Write a script to return the longest substring of the give string which is nice. A string is nice if, for every letter of the alphabet that the string contains, it appears both in uppercase and lowercase.
"[t]his is a very nice day, and we are taking a very nice walk, and you are two very nice young ladies. Oh! it is a very nice word indeed! it does for everything. Originally perhaps it was applied only to express neatness, propriety, delicacy, or refinement—people were nice in their dress, in their sentiments, or their choice. But now every commendation on every subject is comprised in that one word." - Northanger Abbey
As Henry says, there is too much that may be nice. A string of n characters has n(n+1)/2+1
substrings, and checking each substring for niceness is itself O(n), so a brute force approach will be O(n³).
However, checking all substrings with the same starting index together can be done in O(n) time, so overall O(n²) is doable. To do this, track letters found so far that make it not nice (that we've only seen in upper or lower case) and letters that don't (that we've seen in both cases). In pseudocode:
for each index o starting with o₀
get the character c at index o
if c is in neither our nice set or not yet nice set
if c's opposite case is in our not yet nice set,
remove it from the not yet nice set
add both cases of c to our nice set
otherwise, add it to our not yet nice set
the substring at o₀-o is nice if the not yet nice set is empty
remember this substring if it is the longest found so far
We initialize our longest found so far to the empty string and do the above over every starting index from 0
to n-1
(starting with empty nice and not yet nice sets for each), and we have our longest nice substring (the first occurring one of that length). In Python (3.13):
def simple_longest_nice_substring(string: str) -> str:
longest_nice_substring: str = ''
for starting_index in range(0, len(string)):
nice: set[str] = set()
not_yet_nice: set[str] = set()
for ending_index in range(starting_index, len(string)):
c: str = string[ending_index]
if c not in nice and c not in not_yet_nice:
if c.swapcase() in not_yet_nice:
not_yet_nice.remove(c.swapcase())
nice.update(c, c.swapcase())
else:
not_yet_nice.add(c)
if not not_yet_nice and ending_index - starting_index + 1 > len(longest_nice_substring):
longest_nice_substring = string[starting_index:ending_index+1]
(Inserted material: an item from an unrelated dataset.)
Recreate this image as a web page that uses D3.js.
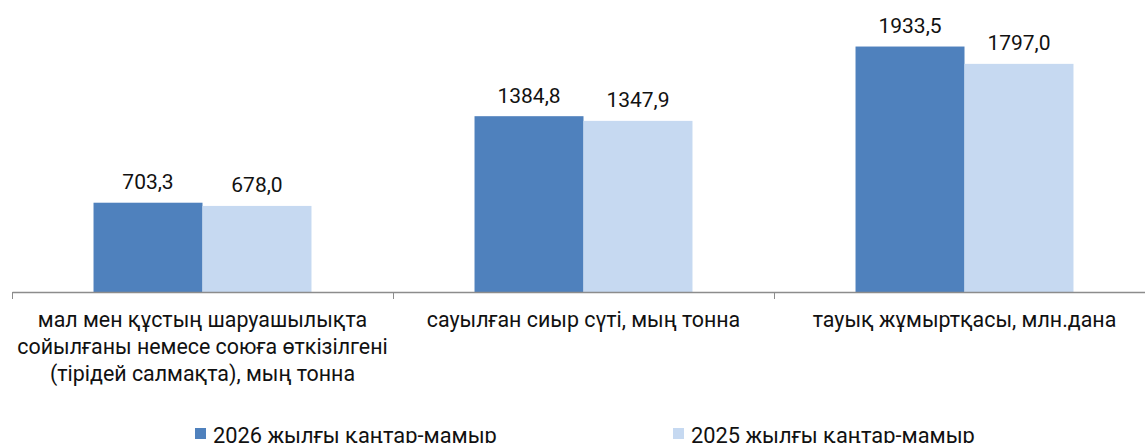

return longest_nice_substring
I don't see a way to reduce the complexity further (though I'm hoping to see someone else come up with a beautiful one-pass NFA), but we can short circuit things in several ways to make it efficiently O(n²):
-
We can add a third, never nice set of characters whose opposite case is not in the string, and when we encounter one, continue the next iteration of the starting index loop after it.
-
We can terminate the starting index loop when the remaining string isn't long enough to find a longer nice substring than we have.
-
When we start checking a new starting index, we'll immediately look for the first occurrence after it of the opposite case of the starting character. If it's not found, this starting index is a wash, and we can proceed to the next. If it is found, we can check the substring up through it for niceness, and, after populating our nice and not yet nice sets from the substring, begin our ending index loop just after it (since any shorter substring will not be nice).
-
When we don't find the opposite case of the starting index character, add that character to the never nice set, since we know no additional nice substrings can exist that contain that character.
-
When we get to the end of the string, in the ending index loop, and there were nice strings with this starting index, we know there are no longer nice strings that start at or before the end of the longest of those — if there were, we would have found an even longer nice string. So we can advance our starting index loop to the second character after the last nice string.
In Python:
def longest_nice_substring(string: str) -> str:
# longest nice substring found so far
longest_nice_substring: str = ''
# characters that we know can't form part of a not yet found nice substring
never_nice: set[str] = set(string) - set(string.swapcase())
# loop over starting indexes while it is possible to find a longer nice substring
next_starting_index: int = 0
while len(string) - next_starting_index > len(longest_nice_substring):
starting_index: int = next_starting_index
c: str = string[starting_index]
next_starting_index += 1
# can we rule out any substring starting here?
if c in never_nice:
continue
# shortest substring that may be nice will end with the opposite character
ending_index: int = string.find(c.swapcase(), next_starting_index) + 1
if ending_index == 0:
never_nice.add(c)
continue
# what we know so far about substrings starting at this starting index
substring_prefix: str = string[starting_index:ending_index]
nice: set[str] = set(substring_prefix) & set(substring_prefix.swapcase())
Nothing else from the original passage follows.